Matt Samuel's answer seems unclear because of what it omits. Following up on his comments: $$ \int_{-R}^R e^{ix}\,dx = \left[\frac{e^{ix}}{i}\right]_{-R}^R = \frac{e^{iR}-e^{-iR}}{i} = 2\sin R $$ and that does not approach a limit as $R\to\infty$; hence the value of the improper integral does not exist.
Since the function is an entire function, its integral along a closed curve is $0$. Consequently the integral of $x\mapsto e^{ix}$ along the semicircle centered at $0$ and of radius $R$ in the upper half-plane from $+R$ to $-R$ must be $-2\sin R$, and the limit of that as $R\to\infty$ does not exist.
It is argued that for $x,y$ real, $e^{i(x+iy)}\to 0$ as $y\to+\infty$ (which is true) and that therefore (and here's the mistake) the integral along the semicircle must go to $0$.
The question is then: What is wrong with that argument? Matt Samuel's answer in its present form does not address that.
Two things:
As the value of the function along the upper parts of the curve gets smaller, the curve gets longer.

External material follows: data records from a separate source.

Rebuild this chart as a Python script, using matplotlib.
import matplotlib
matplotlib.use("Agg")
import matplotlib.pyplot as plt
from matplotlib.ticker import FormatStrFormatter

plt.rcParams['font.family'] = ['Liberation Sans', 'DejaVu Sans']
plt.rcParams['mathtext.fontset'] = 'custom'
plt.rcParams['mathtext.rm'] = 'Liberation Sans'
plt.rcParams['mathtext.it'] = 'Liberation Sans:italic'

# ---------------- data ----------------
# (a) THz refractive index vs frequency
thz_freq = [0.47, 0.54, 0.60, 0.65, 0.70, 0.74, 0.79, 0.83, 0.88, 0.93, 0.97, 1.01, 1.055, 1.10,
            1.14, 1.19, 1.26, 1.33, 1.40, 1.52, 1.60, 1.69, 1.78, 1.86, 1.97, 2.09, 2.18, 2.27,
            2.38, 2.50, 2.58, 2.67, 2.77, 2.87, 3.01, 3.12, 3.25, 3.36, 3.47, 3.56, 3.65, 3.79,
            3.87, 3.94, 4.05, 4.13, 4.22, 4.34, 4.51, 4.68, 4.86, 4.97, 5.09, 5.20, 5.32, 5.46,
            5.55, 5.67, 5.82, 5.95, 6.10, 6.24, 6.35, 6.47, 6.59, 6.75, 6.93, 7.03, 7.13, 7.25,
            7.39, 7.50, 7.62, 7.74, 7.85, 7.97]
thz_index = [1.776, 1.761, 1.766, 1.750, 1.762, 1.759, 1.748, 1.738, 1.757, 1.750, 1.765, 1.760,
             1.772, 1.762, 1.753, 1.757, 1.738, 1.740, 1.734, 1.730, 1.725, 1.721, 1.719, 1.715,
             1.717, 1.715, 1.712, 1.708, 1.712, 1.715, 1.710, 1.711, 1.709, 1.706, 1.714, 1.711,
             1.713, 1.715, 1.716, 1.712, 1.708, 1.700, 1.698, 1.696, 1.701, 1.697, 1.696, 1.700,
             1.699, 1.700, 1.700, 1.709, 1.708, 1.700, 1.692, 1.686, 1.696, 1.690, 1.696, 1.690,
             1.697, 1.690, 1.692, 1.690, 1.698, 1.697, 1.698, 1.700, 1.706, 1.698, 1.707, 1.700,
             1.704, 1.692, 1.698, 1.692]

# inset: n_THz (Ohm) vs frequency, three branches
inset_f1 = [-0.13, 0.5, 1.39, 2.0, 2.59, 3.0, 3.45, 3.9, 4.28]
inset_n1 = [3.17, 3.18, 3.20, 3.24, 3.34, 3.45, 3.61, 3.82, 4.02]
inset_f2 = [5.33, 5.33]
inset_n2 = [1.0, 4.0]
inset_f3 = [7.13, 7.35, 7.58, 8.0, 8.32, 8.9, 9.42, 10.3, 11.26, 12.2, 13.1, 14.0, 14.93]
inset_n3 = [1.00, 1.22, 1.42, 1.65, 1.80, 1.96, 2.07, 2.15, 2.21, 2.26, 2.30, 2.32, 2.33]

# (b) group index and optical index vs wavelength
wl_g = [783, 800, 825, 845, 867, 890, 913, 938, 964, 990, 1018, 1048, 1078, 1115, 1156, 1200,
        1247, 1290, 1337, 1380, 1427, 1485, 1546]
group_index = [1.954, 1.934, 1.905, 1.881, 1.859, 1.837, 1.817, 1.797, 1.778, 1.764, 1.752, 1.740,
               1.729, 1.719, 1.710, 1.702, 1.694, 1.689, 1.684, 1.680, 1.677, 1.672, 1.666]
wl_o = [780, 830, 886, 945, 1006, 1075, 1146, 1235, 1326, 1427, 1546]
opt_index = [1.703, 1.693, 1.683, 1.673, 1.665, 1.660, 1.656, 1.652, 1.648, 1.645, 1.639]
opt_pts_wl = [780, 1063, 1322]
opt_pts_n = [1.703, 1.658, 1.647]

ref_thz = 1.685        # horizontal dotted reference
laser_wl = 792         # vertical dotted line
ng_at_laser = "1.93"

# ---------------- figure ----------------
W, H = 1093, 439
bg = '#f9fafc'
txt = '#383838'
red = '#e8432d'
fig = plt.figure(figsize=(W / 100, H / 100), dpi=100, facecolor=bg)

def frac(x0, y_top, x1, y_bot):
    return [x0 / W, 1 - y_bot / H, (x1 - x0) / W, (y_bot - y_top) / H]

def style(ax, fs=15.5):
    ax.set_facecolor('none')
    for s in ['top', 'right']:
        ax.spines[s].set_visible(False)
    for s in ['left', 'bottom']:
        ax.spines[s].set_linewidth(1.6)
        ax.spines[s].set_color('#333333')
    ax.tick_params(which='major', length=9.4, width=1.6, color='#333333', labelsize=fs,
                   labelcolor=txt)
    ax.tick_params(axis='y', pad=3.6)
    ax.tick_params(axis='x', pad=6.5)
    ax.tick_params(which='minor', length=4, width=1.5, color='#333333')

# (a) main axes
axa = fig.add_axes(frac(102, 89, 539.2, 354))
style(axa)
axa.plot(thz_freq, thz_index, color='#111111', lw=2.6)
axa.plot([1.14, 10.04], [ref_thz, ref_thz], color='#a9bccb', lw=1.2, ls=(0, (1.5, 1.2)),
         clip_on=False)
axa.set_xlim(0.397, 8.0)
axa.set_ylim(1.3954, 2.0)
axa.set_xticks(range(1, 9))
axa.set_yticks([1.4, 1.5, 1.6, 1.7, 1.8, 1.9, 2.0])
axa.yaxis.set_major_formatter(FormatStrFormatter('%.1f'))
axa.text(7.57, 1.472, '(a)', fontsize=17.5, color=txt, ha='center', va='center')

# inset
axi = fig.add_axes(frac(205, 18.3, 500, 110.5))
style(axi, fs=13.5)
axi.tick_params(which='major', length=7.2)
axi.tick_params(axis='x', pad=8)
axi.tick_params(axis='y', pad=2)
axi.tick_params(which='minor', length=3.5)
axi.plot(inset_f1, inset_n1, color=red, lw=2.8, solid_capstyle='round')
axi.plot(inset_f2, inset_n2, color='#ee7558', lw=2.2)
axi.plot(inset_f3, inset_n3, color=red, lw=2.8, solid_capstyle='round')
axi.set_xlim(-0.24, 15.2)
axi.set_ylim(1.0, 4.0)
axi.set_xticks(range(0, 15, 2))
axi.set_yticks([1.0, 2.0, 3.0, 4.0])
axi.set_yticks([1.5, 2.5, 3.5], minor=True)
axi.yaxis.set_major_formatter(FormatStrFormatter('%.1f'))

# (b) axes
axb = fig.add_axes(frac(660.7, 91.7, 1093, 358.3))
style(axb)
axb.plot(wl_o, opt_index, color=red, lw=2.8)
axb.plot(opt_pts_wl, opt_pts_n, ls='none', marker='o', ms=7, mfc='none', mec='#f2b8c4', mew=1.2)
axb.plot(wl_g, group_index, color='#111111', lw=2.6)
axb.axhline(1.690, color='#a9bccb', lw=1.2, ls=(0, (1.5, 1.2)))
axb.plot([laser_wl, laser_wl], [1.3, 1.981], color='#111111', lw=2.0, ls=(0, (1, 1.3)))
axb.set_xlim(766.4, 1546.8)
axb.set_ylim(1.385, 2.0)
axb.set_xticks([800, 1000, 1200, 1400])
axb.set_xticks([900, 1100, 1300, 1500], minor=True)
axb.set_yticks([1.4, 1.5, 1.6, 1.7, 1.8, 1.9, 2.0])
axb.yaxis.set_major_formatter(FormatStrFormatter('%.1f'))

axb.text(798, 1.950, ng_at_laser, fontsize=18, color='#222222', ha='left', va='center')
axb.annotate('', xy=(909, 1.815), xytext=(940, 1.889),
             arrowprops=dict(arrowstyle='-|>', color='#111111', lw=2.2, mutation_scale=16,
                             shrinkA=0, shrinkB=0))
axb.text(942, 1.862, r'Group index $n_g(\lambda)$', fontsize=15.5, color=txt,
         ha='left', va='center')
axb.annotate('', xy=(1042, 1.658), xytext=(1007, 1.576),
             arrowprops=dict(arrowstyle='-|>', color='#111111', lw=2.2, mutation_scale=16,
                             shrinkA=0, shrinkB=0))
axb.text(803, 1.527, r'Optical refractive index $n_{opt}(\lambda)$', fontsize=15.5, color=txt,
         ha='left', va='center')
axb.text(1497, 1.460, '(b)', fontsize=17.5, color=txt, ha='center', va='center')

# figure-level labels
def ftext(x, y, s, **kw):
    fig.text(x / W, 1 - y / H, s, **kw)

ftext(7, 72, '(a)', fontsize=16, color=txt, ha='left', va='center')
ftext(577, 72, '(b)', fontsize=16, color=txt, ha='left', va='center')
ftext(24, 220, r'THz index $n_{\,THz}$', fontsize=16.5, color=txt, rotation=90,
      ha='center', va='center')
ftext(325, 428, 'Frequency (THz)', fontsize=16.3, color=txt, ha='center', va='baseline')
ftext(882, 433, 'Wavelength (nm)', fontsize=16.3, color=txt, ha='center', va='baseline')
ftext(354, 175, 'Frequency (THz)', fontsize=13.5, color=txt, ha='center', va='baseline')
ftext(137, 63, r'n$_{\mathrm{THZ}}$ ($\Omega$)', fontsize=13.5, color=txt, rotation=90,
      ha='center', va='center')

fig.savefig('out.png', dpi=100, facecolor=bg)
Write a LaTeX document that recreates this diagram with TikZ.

As the values go to $0$, they are multiplied by a length that goes to $\infty$, and when one quantity goes to $0$ as another goes to $\infty$, then their product may approach a finite positive number: for example $x\cdot\dfrac 1 x$ does that as $x\to+\infty$.
The values of the function at the parts of the curve that are close to the real axis do not go to $0$ as the curve grows.
If, for example, we could say that the values of a non-negative function $f_n$ are less than $1/n$ on the interval $[0,1]$ (which interval does not get longer as $n\to\infty$, then we can say that $\displaystyle \int_0^1 f_n(x)\,dx\to0$ as $n\to\infty$. But $$ \int_0^n \frac 1 n \,dx \text{ does not approach $0$ as } n\to\infty $$ despite the fact that $1/n\to0$ as $n\to\infty$. And $$ \int_0^1 \frac 1 {nx}\,dx\text{ does not approach $0$ as }n\to\infty $$ despite the fact that $1/(nx)\to0$ as $n\to\infty$ for each value of $x$. In this second example, the problem is that the function will always be large when $x$ is near $0$.